Imagination doesn't just mean making things up. It means thinking things through, solving [problems] or hoping to do so, and being just distant enough to be able to laugh at things that are normally painful. [Some people] would call this escapism, but they would be be entirely wrong. I would call fantasy the most serious, and the most useful branch of writing there is.
--Diana Wynne Jones

Wednesday, June 15, 2016

The Dog Post

Let's get something straight: I'm not a dog person.

This is thanks to many traumatic moments as a child being chased by the evil Schnautzer across the street, and being terrorized by the Cocker Spaniel on my paper route, and especially thanks to the German Shepherd two doors down who wanted to kill me, and maybe even a little because of the wolf which the German Shepherd people had for less than a week, possibly, until the rumor went around that it had taken a bite out of a child. I was terrified of dogs. Especially big ones. Especially German Shepherds. Also, I am a germaphobe.

Dogs are germ factories.

This is not to say my family didn't have a dog of our own: a sweet-tempered, little, wiry-haired mixed-breed terrier born in the hollow at the base of our cherry tree when I was five. He lived under the plum trees near the garden and his name was Skippy. Don't make fun. We got it from those infamous Dick and Jane readers (my brother was six and learning to read).

I loved that dog. Really. As long as soap and water were close by.  He was little, cute, and not even sort of scary. He never bit anyone in his life.

So, naturally, 12 1/2 years ago when my children decided they could no longer live without a dog, we acquired a German Shepherd we named Andre the Giant (the second half of his name happened when he ended up a massive 90-100 lb. full-grown beast). I agreed on condition that this would be an outdoor- only dog, and Mom would never, ever have to feed, water, groom, clean up after, or take said animal to the vet. All I'd have to do was walk him, since I liked the idea of a run/walk buddy. Naturally. All those other things would be everybody else's job.

Hahahahahahahahahahahahahahahahahahahahahahahahahahahaha! Ha.

Here's the problem: I speak dog. Nobody else in my family (apparently) does.

I know which bark means "intruder!" and "hello, family!" and "squirrel!" and "feed me, I'm hungry" and "doesn't anybody around here love me?" Also, that sad-eyed look that means "it's an hour past breakfast and I'm pretty sure they've all forgotten me and are you really going to let me starve? Huh?"

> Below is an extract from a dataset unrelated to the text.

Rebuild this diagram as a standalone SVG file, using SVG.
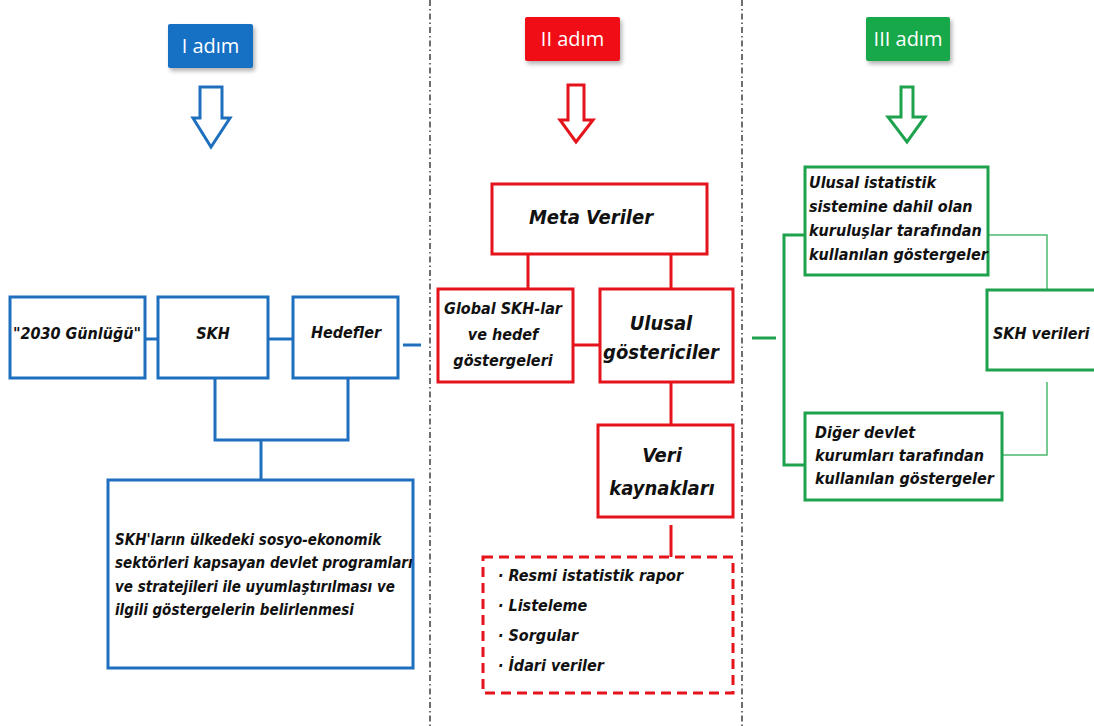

No, I wasn't. Even when I was sick and it was somebody else's job.

I hate the guilt stare.

Dogs are skilled at that expression, and I can't tolerate it for more than a minute, max. I tried putting up a sheet over the glass door once so I wouldn't have to see those sad eyes when everybody forgot to feed him and I had flu. It didn't work. I could feel the guilt-stare through the sheet.

Nobody else seemed the least bit bothered by that stare. They didn't realize what it was. Like I said, they don't speak dog.

I ended up being the one to train him, too, because our German Shepherd had a biting problem, and an aggression problem, and I was not going to own a 100-lb. dog that bit little children. Or the mailman. Or trapped the flute teacher up against the house. Or snarled in people's faces. Or knocked people over when they walked past our house.

Sigh. That dog.

We had a love/disgust/annoyance relationship. He was incredibly irritating. And germy (like every dog on earth). And way too dominant. But he didn't bite (eventually). And he was a great running partner. And watchdog. Even if I was always having to feed, water and pick up his poop because nobody else understood the guilt-stare.

And having to change my clothes every time I was around him because I was allergic.

And getting all covered with dog blood while taking him to the vet to have his ear sown up the time he was stupid and tried to run through barbed wire chasing after some deer (dogs aren't too bright, no matter what the dog-people say), then having to scrub the life out of my hands--and body--with several bars of soap afterward to get the dog blood off.
Andre the Giant

Realizing it was time to say good-bye shouldn't have been hard. It should have been a piece of cake. Or pie.

Andre-the-Giant was a pain in the derriere. By the end he was mostly deaf and mostly blind. But yesterday when I ended up having to be the one (of course) to drive him down to his last vet appointment, it wasn't a piece of cake, or pie, either. And not just because my kids were upset or because of the random creepy guy at the vet who put his hand on my shoulder to show sympathy (which was totally nice of him, but still very very creepy).

I almost refused to take the dog in, but I couldn't stand the misery-stare. It was time. I knew it, and I think he did, too. Which is why yesterday, after getting home from the vet, and despite not being a dog-person at all, I broke my no-sugar-for-the-month-of-June diet and made consolation brownies. Not for the kids--for me. As Yvaine in the movie adaptation of Neil Gaiman's Stardust comments, love can be "strangely easy to mistake for loathing" a lot of the time, and that dog was my nemesis. A monster-sized pest. And a pill.

And I'm pretty sure I'll be missing him for a long time.